El segundo factor de escepticismo aludiría al supuesto fervor europeísta del pueblo francés. Baste recordar dos datos históricos: en 1992 Francia ratificó el Tratado de Maastrich en un referéndum en el que el “sí” ganó con tan solo un 51% de los apoyos, mientras que en 2005 un 55% de los franceses votó en contra del Tratado por el que establecía una Constitución para Europa. Huelga decir que ambos hitos son previos a la crisis económica global, por cuya gestión las principales instituciones de la Unión padecen una crisis de credibilidad sin precedentes. Cuesta pensar que, en el actual contexto histórico, un pueblo culturalmente proteccionista y con una concepción casi sacral de las administraciones se haya convertido a una política económica europea caracterizada por la flexibilización laboral y la liberalización de los mercados.

La sospecha sobre la verdadera motivación de los franceses, por tanto, parece justificada. El sistema electoral de doble vuelta garantiza, como ha sido el caso, la prevalencia de la unión republicana sobre el potencial ascenso de candidaturas que amenacen la defensa de la igualdad, la libertad y la fraternidad. Pero que esto sea efectivo, no debe llevar a ignorar sus efectos: el freno de Marine Le Pen ha debido significar para muchos franceses una represión de su actitud crítica con la UE, o de su defensa de un Estado construido sobre los cimientos del empleo público. Y la represión de los propios motivos y razones, como todos sabemos, no es algo que siente especialmente bien.

Entre los análisis de los últimos días, ha tenido un pertinente éxito el enfoque del geógrafo Christophe Guilluy, quien sostiene la existencia de una división estructural entre una burguesía metropolitana que coparía los nuevos puestos de trabajo creados por el capitalismo de las finanzas y la comunicación, y una periferia (el sector servicio, los obreros, el campo y las ciudades de provincia) ocupada en las profesiones y sectores en decadencia. Los primeros serían los responsables de un discurso que celebra la sociedad abierta y globalizada cuyo reparto de la riqueza perjudicaría a los segundos. En todo sistema moral, “abierto” es moralmente superior a “cerrado”, esto es indiscutible. Pero si la periferia critica la “sociedad abierta”, no se debe su espíritu xenófobo o conservador, sino a la lógica defensa de una dignidad socioeconómica en peligro.
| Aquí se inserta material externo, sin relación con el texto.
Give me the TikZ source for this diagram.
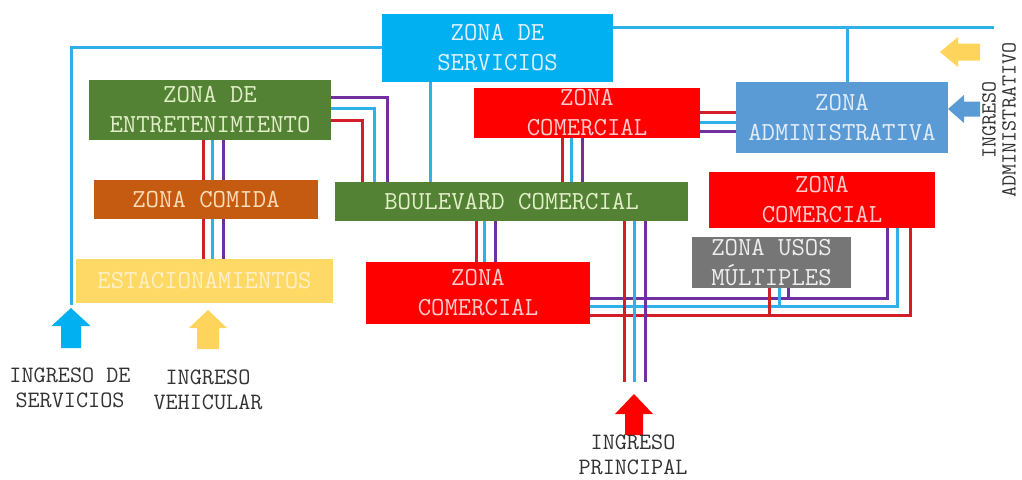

El socioliberalismo de Macron (una suerte de tercera vía “bis”) parece proponer una liberalización en lo macroeconómico, incluyendo la política laboral, combinado con una atención a las cuestiones sociales. Afectaría, por tanto, a esa amplia periferia de la que habla Guilluy, así como a buena parte del empleo público. Siendo esto así, ¿de verdad podemos seguir defendiendo que Francia ha optado por un europeísmo liberal? Llevando la situación al absurdo, ¿de verdad podemos defender que Francia haya elegido a Macron?
El optimismo español y europeo tiene algo de performativo: más que describir lo que ha pasado, trata de producir un efecto. Muchos desearían que se produjesen resultado electorales análogos en otros países, empezando por España. Pero ese ánimo celebratorio puede resultar negligente con el diagnóstico que hoy es más necesario: por paradójico que parezca, aunque Macron haya ganado, no hay nada que invite a pensar que no se den las condiciones para que el apoyo a la política proteccionista y de cercanía de Le Pen siga creciendo.

En conclusión, parece que el titular más adecuado para el resultado electoral tendría que ser algo así como “Francia se resigna a Macron”, o “Francia se conforma con Europa”. El “efecto Macron” se intensificará en un futuro próximo debido al aura carismática que se construirá a su alrededor. Europa se inclinará con reverencia ante este nuevo Kennedy europeo, cuya biografía contribuye en todo a la creación de un halo de Elegido, a la espera de que otros jóvenes líderes como Matteo Renzi blanqueen las contradicciones internas de sus países. Mal haremos los europeos en confundir lo que aún está en grado de expectativa con un diagnóstico preciso de nuestras heridas.